◆ Exercise instructions: Please print all of the material below, word for word.

------------

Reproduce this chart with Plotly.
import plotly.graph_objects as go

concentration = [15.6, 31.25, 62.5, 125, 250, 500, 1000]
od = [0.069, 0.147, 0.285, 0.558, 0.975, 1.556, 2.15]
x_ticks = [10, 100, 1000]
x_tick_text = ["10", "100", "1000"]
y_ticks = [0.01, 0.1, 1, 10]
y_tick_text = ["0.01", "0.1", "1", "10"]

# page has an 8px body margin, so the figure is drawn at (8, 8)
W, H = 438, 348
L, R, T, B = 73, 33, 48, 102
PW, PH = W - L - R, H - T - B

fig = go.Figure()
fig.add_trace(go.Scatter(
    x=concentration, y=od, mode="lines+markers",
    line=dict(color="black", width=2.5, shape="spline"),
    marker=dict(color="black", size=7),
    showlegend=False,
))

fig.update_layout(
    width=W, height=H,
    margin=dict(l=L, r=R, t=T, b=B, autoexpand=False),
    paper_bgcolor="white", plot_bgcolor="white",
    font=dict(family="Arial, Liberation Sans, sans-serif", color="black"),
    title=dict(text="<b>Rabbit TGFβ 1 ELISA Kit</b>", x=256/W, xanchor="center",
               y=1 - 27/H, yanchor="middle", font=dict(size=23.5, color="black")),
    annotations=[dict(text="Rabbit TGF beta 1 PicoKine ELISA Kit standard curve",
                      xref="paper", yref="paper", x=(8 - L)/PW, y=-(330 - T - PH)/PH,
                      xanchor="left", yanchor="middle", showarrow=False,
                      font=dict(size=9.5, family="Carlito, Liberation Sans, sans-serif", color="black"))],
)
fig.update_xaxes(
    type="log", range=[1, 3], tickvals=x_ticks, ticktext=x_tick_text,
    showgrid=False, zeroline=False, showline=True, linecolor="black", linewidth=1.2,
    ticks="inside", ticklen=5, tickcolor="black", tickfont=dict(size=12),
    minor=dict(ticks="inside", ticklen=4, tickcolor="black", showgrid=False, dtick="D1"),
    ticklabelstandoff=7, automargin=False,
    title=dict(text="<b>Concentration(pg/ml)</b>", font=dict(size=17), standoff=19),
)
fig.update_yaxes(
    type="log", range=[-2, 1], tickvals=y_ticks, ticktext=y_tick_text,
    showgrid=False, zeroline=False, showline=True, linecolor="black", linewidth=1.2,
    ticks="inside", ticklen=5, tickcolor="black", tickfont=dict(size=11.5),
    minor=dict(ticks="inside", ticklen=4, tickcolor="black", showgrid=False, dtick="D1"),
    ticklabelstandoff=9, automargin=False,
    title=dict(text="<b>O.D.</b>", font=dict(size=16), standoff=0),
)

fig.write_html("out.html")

------------

◆ Exercise output:
Reproduce this chart with Plotly.
import plotly.graph_objects as go

concentration = [15.6, 31.25, 62.5, 125, 250, 500, 1000]
od = [0.069, 0.147, 0.285, 0.558, 0.975, 1.556, 2.15]
x_ticks = [10, 100, 1000]
x_tick_text = ["10", "100", "1000"]
y_ticks = [0.01, 0.1, 1, 10]
y_tick_text = ["0.01", "0.1", "1", "10"]

# page has an 8px body margin, so the figure is drawn at (8, 8)
W, H = 438, 348
L, R, T, B = 73, 33, 48, 102
PW, PH = W - L - R, H - T - B

fig = go.Figure()
fig.add_trace(go.Scatter(
    x=concentration, y=od, mode="lines+markers",
    line=dict(color="black", width=2.5, shape="spline"),
    marker=dict(color="black", size=7),
    showlegend=False,
))

fig.update_layout(
    width=W, height=H,
    margin=dict(l=L, r=R, t=T, b=B, autoexpand=False),
    paper_bgcolor="white", plot_bgcolor="white",
    font=dict(family="Arial, Liberation Sans, sans-serif", color="black"),
    title=dict(text="<b>Rabbit TGFβ 1 ELISA Kit</b>", x=256/W, xanchor="center",
               y=1 - 27/H, yanchor="middle", font=dict(size=23.5, color="black")),
    annotations=[dict(text="Rabbit TGF beta 1 PicoKine ELISA Kit standard curve",
                      xref="paper", yref="paper", x=(8 - L)/PW, y=-(330 - T - PH)/PH,
                      xanchor="left", yanchor="middle", showarrow=False,
                      font=dict(size=9.5, family="Carlito, Liberation Sans, sans-serif", color="black"))],
)
fig.update_xaxes(
    type="log", range=[1, 3], tickvals=x_ticks, ticktext=x_tick_text,
    showgrid=False, zeroline=False, showline=True, linecolor="black", linewidth=1.2,
    ticks="inside", ticklen=5, tickcolor="black", tickfont=dict(size=12),
    minor=dict(ticks="inside", ticklen=4, tickcolor="black", showgrid=False, dtick="D1"),
    ticklabelstandoff=7, automargin=False,
    title=dict(text="<b>Concentration(pg/ml)</b>", font=dict(size=17), standoff=19),
)
fig.update_yaxes(
    type="log", range=[-2, 1], tickvals=y_ticks, ticktext=y_tick_text,
    showgrid=False, zeroline=False, showline=True, linecolor="black", linewidth=1.2,
    ticks="inside", ticklen=5, tickcolor="black", tickfont=dict(size=11.5),
    minor=dict(ticks="inside", ticklen=4, tickcolor="black", showgrid=False, dtick="D1"),
    ticklabelstandoff=9, automargin=False,
    title=dict(text="<b>O.D.</b>", font=dict(size=16), standoff=0),
)

fig.write_html("out.html")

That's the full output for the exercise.